SOURCE MATERIAL –
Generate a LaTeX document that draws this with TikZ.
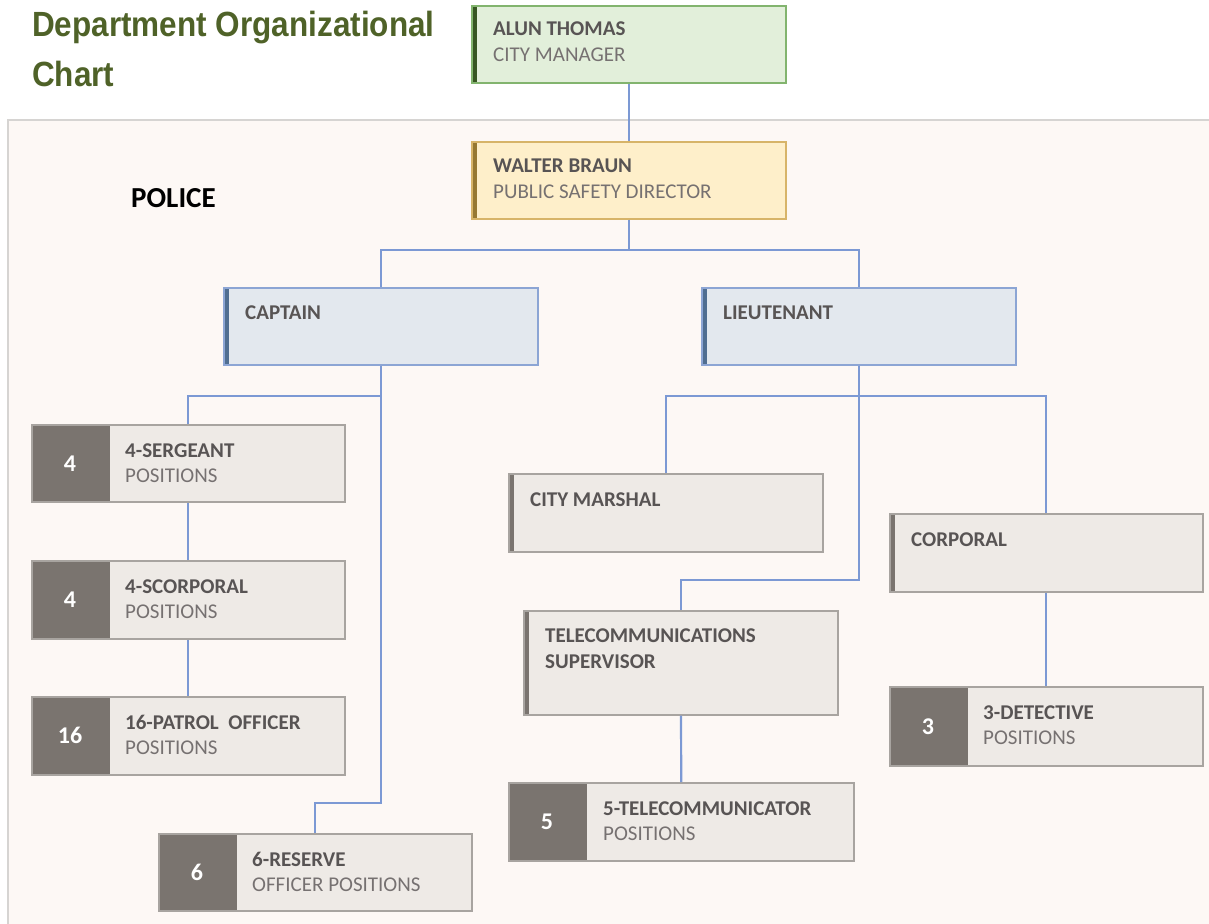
\documentclass[tikz,border=0pt]{standalone}
\usepackage{fontspec}
\setmainfont{Carlito}
\newfontfamily\titlefont[FakeStretch=0.9]{Liberation Sans}

\definecolor{titlegreen}{RGB}{79,98,40}
\definecolor{linkblue}{RGB}{124,153,212}
\definecolor{deptfill}{RGB}{253,248,245}
\definecolor{deptline}{RGB}{214,212,210}
\definecolor{mgrfill}{RGB}{226,239,218}
\definecolor{mgrline}{RGB}{130,180,110}
\definecolor{mgrbar}{RGB}{55,86,35}
\definecolor{dirfill}{RGB}{254,239,202}
\definecolor{dirline}{RGB}{215,180,105}
\definecolor{dirbar}{RGB}{150,120,50}
\definecolor{rankfill}{RGB}{227,232,238}
\definecolor{rankline}{RGB}{140,165,212}
\definecolor{rankbar}{RGB}{80,110,145}
\definecolor{postfill}{RGB}{238,234,230}
\definecolor{postline}{RGB}{168,164,160}
\definecolor{postbar}{RGB}{122,116,111}
\definecolor{headgray}{RGB}{88,84,84}
\definecolor{subgray}{RGB}{118,113,113}

\begin{document}
\begin{tikzpicture}[
  x=1pt, y=-1pt,
  link/.style={draw=linkblue, line width=2.2pt},
  card/.style={draw, line width=1.7pt, anchor=north west, inner sep=0pt,
    minimum width=314pt, minimum height=77pt},
  bar/.style={path picture={\fill[#1] (path picture bounding box.north west)
    rectangle ([xshift=5pt]path picture bounding box.south west);}},
  tally/.style={path picture={\fill[postbar] (path picture bounding box.north west)
    rectangle ([xshift=78pt]path picture bounding box.south west);}},
  mgr/.style={card, fill=mgrfill, draw=mgrline, bar=mgrbar},
  dir/.style={card, fill=dirfill, draw=dirline, bar=dirbar},
  rank/.style={card, fill=rankfill, draw=rankline, bar=rankbar},
  post/.style={card, fill=postfill, draw=postline, bar=postbar},
  count/.style={card, fill=postfill, draw=postline, tally},
  head/.style={anchor=base west, inner sep=0pt, text=headgray,
    font=\bfseries\fontsize{21}{25}\selectfont},
  sub/.style={anchor=base west, inner sep=0pt, text=subgray,
    font=\fontsize{21}{25}\selectfont},
  num/.style={text=white, font=\bfseries\fontsize{24}{28}\selectfont},
  heading/.style={anchor=base west, inner sep=0pt, text=titlegreen,
    font=\titlefont\bfseries\fontsize{35}{40}\selectfont}
]
  \useasboundingbox (0,0) rectangle (1209,923);

  % police department frame
  \filldraw[fill=deptfill, draw=deptline, line width=1.5pt] (8,120) rectangle (1215,930);

  % titles
  \node[heading] (title1) at (32,37) {Department Organizational};
  \node[heading] (title2) at (32,87) {Chart};
  \node[anchor=base west, inner sep=0pt, font=\bfseries\fontsize{29}{33}\selectfont] (police) at (131,207) {POLICE};

  % top of the chain
  \node[mgr] (mgr) at (471,5) {};
  \node[head] (mgrA) at ([shift={(22,31)}]mgr.north west) {ALUN THOMAS};
  \node[sub] (mgrB) at ([shift={(22,57)}]mgr.north west) {CITY MANAGER};

  \node[dir] (dir) at (471,141) {};
  \node[head] (dirA) at ([shift={(22,31)}]dir.north west) {WALTER BRAUN};
  \node[sub] (dirB) at ([shift={(22,57)}]dir.north west) {PUBLIC SAFETY DIRECTOR};

  \node[rank] (cap) at (223,287) {};
  \node[head] (capA) at ([shift={(22,32)}]cap.north west) {CAPTAIN};
  \node[rank] (lt) at (701,287) {};
  \node[head] (ltA) at ([shift={(22,32)}]lt.north west) {LIEUTENANT};

  % captain's side
  \node[count, minimum width=313pt] (sgt) at (31,424) {};
  \node[num] (sgtN) at ([xshift=39pt]sgt.west) {4};
  \node[head] (sgtA) at ([shift={(94,33)}]sgt.north west) {4-SERGEANT};
  \node[sub] (sgtB) at ([shift={(94,58)}]sgt.north west) {POSITIONS};

  \node[count, minimum width=313pt, minimum height=78pt] (scp) at (31,560) {};
  \node[num] (scpN) at ([xshift=39pt]scp.west) {4};
  \node[head] (scpA) at ([shift={(94,33)}]scp.north west) {4-SCORPORAL};
  \node[sub] (scpB) at ([shift={(94,58)}]scp.north west) {POSITIONS};

  \node[count, minimum width=313pt, minimum height=78pt] (pat) at (31,696) {};
  \node[num] (patN) at ([xshift=39pt]pat.west) {16};
  \node[head] (patA) at ([shift={(94,33)}]pat.north west) {16-PATROL\ \ OFFICER};
  \node[sub] (patB) at ([shift={(94,58)}]pat.north west) {POSITIONS};

  \node[count, minimum width=313pt] (res) at (158,833) {};
  \node[num] (resN) at ([xshift=39pt]res.west) {6};
  \node[head] (resA) at ([shift={(94,33)}]res.north west) {6-RESERVE};
  \node[sub] (resB) at ([shift={(94,58)}]res.north west) {OFFICER POSITIONS};

  % lieutenant's side
  \node[post, minimum height=78pt] (msh) at (508,473) {};
  \node[head] (mshA) at ([shift={(22,33)}]msh.north west) {CITY MARSHAL};

  \node[post, minimum width=313pt, minimum height=78pt] (cpl) at (889,513) {};
  \node[head] (cplA) at ([shift={(22,33)}]cpl.north west) {CORPORAL};

  \node[post, minimum height=104pt] (tsup) at (523,610) {};
  \node[head] (tsupA) at ([shift={(22,32)}]tsup.north west) {TELECOMMUNICATIONS};
  \node[head] (tsupB) at ([shift={(22,58)}]tsup.north west) {SUPERVISOR};

  \node[count, minimum width=345pt, minimum height=78pt] (tcom) at (508,782) {};
  \node[num] (tcomN) at ([xshift=39pt]tcom.west) {5};
  \node[head] (tcomA) at ([shift={(95,33)}]tcom.north west) {5-TELECOMMUNICATOR};
  \node[sub] (tcomB) at ([shift={(95,58)}]tcom.north west) {POSITIONS};

  \node[count, minimum width=313pt, minimum height=79pt] (det) at (889,686) {};
  \node[num] (detN) at ([xshift=39pt]det.west) {3};
  \node[head] (detA) at ([shift={(94,33)}]det.north west) {3-DETECTIVE};
  \node[sub] (detB) at ([shift={(94,58)}]det.north west) {POSITIONS};

  % reporting lines
  \draw[link] (mgr) -- (dir);
  \draw[link] (dir.south) -- ++(0,30) -| (cap.north);
  \draw[link] (dir.south) -- ++(0,30) -| (lt.north);
  \draw[link] (cap.south) -- ++(0,30) -| (sgt.north);
  \draw[link] (cap.south) |- ([yshift=30pt]res.north) -- (res.north);
  \draw[link] (sgt) -- (scp);
  \draw[link] (scp) -- (pat);
  \draw[link] (lt.south) -- ++(0,30) -| (msh.north);
  \draw[link] (lt.south) -- ++(0,30) -| (cpl.north);
  \draw[link] (lt.south) |- ([yshift=30pt]tsup.north) -- (tsup.north);
  \draw[link] (tsup) -- (tcom);
  \draw[link] (cpl) -- (det);
\end{tikzpicture}
\end{document}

TASK PROMPT –
Print out the whole of the material word for word, without pictures.

RESULT FOR THIS TASK –
Generate a LaTeX document that draws this with TikZ.
\documentclass[tikz,border=0pt]{standalone}
\usepackage{fontspec}
\setmainfont{Carlito}
\newfontfamily\titlefont[FakeStretch=0.9]{Liberation Sans}

\definecolor{titlegreen}{RGB}{79,98,40}
\definecolor{linkblue}{RGB}{124,153,212}
\definecolor{deptfill}{RGB}{253,248,245}
\definecolor{deptline}{RGB}{214,212,210}
\definecolor{mgrfill}{RGB}{226,239,218}
\definecolor{mgrline}{RGB}{130,180,110}
\definecolor{mgrbar}{RGB}{55,86,35}
\definecolor{dirfill}{RGB}{254,239,202}
\definecolor{dirline}{RGB}{215,180,105}
\definecolor{dirbar}{RGB}{150,120,50}
\definecolor{rankfill}{RGB}{227,232,238}
\definecolor{rankline}{RGB}{140,165,212}
\definecolor{rankbar}{RGB}{80,110,145}
\definecolor{postfill}{RGB}{238,234,230}
\definecolor{postline}{RGB}{168,164,160}
\definecolor{postbar}{RGB}{122,116,111}
\definecolor{headgray}{RGB}{88,84,84}
\definecolor{subgray}{RGB}{118,113,113}

\begin{document}
\begin{tikzpicture}[
  x=1pt, y=-1pt,
  link/.style={draw=linkblue, line width=2.2pt},
  card/.style={draw, line width=1.7pt, anchor=north west, inner sep=0pt,
    minimum width=314pt, minimum height=77pt},
  bar/.style={path picture={\fill[#1] (path picture bounding box.north west)
    rectangle ([xshift=5pt]path picture bounding box.south west);}},
  tally/.style={path picture={\fill[postbar] (path picture bounding box.north west)
    rectangle ([xshift=78pt]path picture bounding box.south west);}},
  mgr/.style={card, fill=mgrfill, draw=mgrline, bar=mgrbar},
  dir/.style={card, fill=dirfill, draw=dirline, bar=dirbar},
  rank/.style={card, fill=rankfill, draw=rankline, bar=rankbar},
  post/.style={card, fill=postfill, draw=postline, bar=postbar},
  count/.style={card, fill=postfill, draw=postline, tally},
  head/.style={anchor=base west, inner sep=0pt, text=headgray,
    font=\bfseries\fontsize{21}{25}\selectfont},
  sub/.style={anchor=base west, inner sep=0pt, text=subgray,
    font=\fontsize{21}{25}\selectfont},
  num/.style={text=white, font=\bfseries\fontsize{24}{28}\selectfont},
  heading/.style={anchor=base west, inner sep=0pt, text=titlegreen,
    font=\titlefont\bfseries\fontsize{35}{40}\selectfont}
]
  \useasboundingbox (0,0) rectangle (1209,923);

  % police department frame
  \filldraw[fill=deptfill, draw=deptline, line width=1.5pt] (8,120) rectangle (1215,930);

  % titles
  \node[heading] (title1) at (32,37) {Department Organizational};
  \node[heading] (title2) at (32,87) {Chart};
  \node[anchor=base west, inner sep=0pt, font=\bfseries\fontsize{29}{33}\selectfont] (police) at (131,207) {POLICE};

  % top of the chain
  \node[mgr] (mgr) at (471,5) {};
  \node[head] (mgrA) at ([shift={(22,31)}]mgr.north west) {ALUN THOMAS};
  \node[sub] (mgrB) at ([shift={(22,57)}]mgr.north west) {CITY MANAGER};

  \node[dir] (dir) at (471,141) {};
  \node[head] (dirA) at ([shift={(22,31)}]dir.north west) {WALTER BRAUN};
  \node[sub] (dirB) at ([shift={(22,57)}]dir.north west) {PUBLIC SAFETY DIRECTOR};

  \node[rank] (cap) at (223,287) {};
  \node[head] (capA) at ([shift={(22,32)}]cap.north west) {CAPTAIN};
  \node[rank] (lt) at (701,287) {};
  \node[head] (ltA) at ([shift={(22,32)}]lt.north west) {LIEUTENANT};

  % captain's side
  \node[count, minimum width=313pt] (sgt) at (31,424) {};
  \node[num] (sgtN) at ([xshift=39pt]sgt.west) {4};
  \node[head] (sgtA) at ([shift={(94,33)}]sgt.north west) {4-SERGEANT};
  \node[sub] (sgtB) at ([shift={(94,58)}]sgt.north west) {POSITIONS};

  \node[count, minimum width=313pt, minimum height=78pt] (scp) at (31,560) {};
  \node[num] (scpN) at ([xshift=39pt]scp.west) {4};
  \node[head] (scpA) at ([shift={(94,33)}]scp.north west) {4-SCORPORAL};
  \node[sub] (scpB) at ([shift={(94,58)}]scp.north west) {POSITIONS};

  \node[count, minimum width=313pt, minimum height=78pt] (pat) at (31,696) {};
  \node[num] (patN) at ([xshift=39pt]pat.west) {16};
  \node[head] (patA) at ([shift={(94,33)}]pat.north west) {16-PATROL\ \ OFFICER};
  \node[sub] (patB) at ([shift={(94,58)}]pat.north west) {POSITIONS};

  \node[count, minimum width=313pt] (res) at (158,833) {};
  \node[num] (resN) at ([xshift=39pt]res.west) {6};
  \node[head] (resA) at ([shift={(94,33)}]res.north west) {6-RESERVE};
  \node[sub] (resB) at ([shift={(94,58)}]res.north west) {OFFICER POSITIONS};

  % lieutenant's side
  \node[post, minimum height=78pt] (msh) at (508,473) {};
  \node[head] (mshA) at ([shift={(22,33)}]msh.north west) {CITY MARSHAL};

  \node[post, minimum width=313pt, minimum height=78pt] (cpl) at (889,513) {};
  \node[head] (cplA) at ([shift={(22,33)}]cpl.north west) {CORPORAL};

  \node[post, minimum height=104pt] (tsup) at (523,610) {};
  \node[head] (tsupA) at ([shift={(22,32)}]tsup.north west) {TELECOMMUNICATIONS};
  \node[head] (tsupB) at ([shift={(22,58)}]tsup.north west) {SUPERVISOR};

  \node[count, minimum width=345pt, minimum height=78pt] (tcom) at (508,782) {};
  \node[num] (tcomN) at ([xshift=39pt]tcom.west) {5};
  \node[head] (tcomA) at ([shift={(95,33)}]tcom.north west) {5-TELECOMMUNICATOR};
  \node[sub] (tcomB) at ([shift={(95,58)}]tcom.north west) {POSITIONS};

  \node[count, minimum width=313pt, minimum height=79pt] (det) at (889,686) {};
  \node[num] (detN) at ([xshift=39pt]det.west) {3};
  \node[head] (detA) at ([shift={(94,33)}]det.north west) {3-DETECTIVE};
  \node[sub] (detB) at ([shift={(94,58)}]det.north west) {POSITIONS};

  % reporting lines
  \draw[link] (mgr) -- (dir);
  \draw[link] (dir.south) -- ++(0,30) -| (cap.north);
  \draw[link] (dir.south) -- ++(0,30) -| (lt.north);
  \draw[link] (cap.south) -- ++(0,30) -| (sgt.north);
  \draw[link] (cap.south) |- ([yshift=30pt]res.north) -- (res.north);
  \draw[link] (sgt) -- (scp);
  \draw[link] (scp) -- (pat);
  \draw[link] (lt.south) -- ++(0,30) -| (msh.north);
  \draw[link] (lt.south) -- ++(0,30) -| (cpl.north);
  \draw[link] (lt.south) |- ([yshift=30pt]tsup.north) -- (tsup.north);
  \draw[link] (tsup) -- (tcom);
  \draw[link] (cpl) -- (det);
\end{tikzpicture}
\end{document}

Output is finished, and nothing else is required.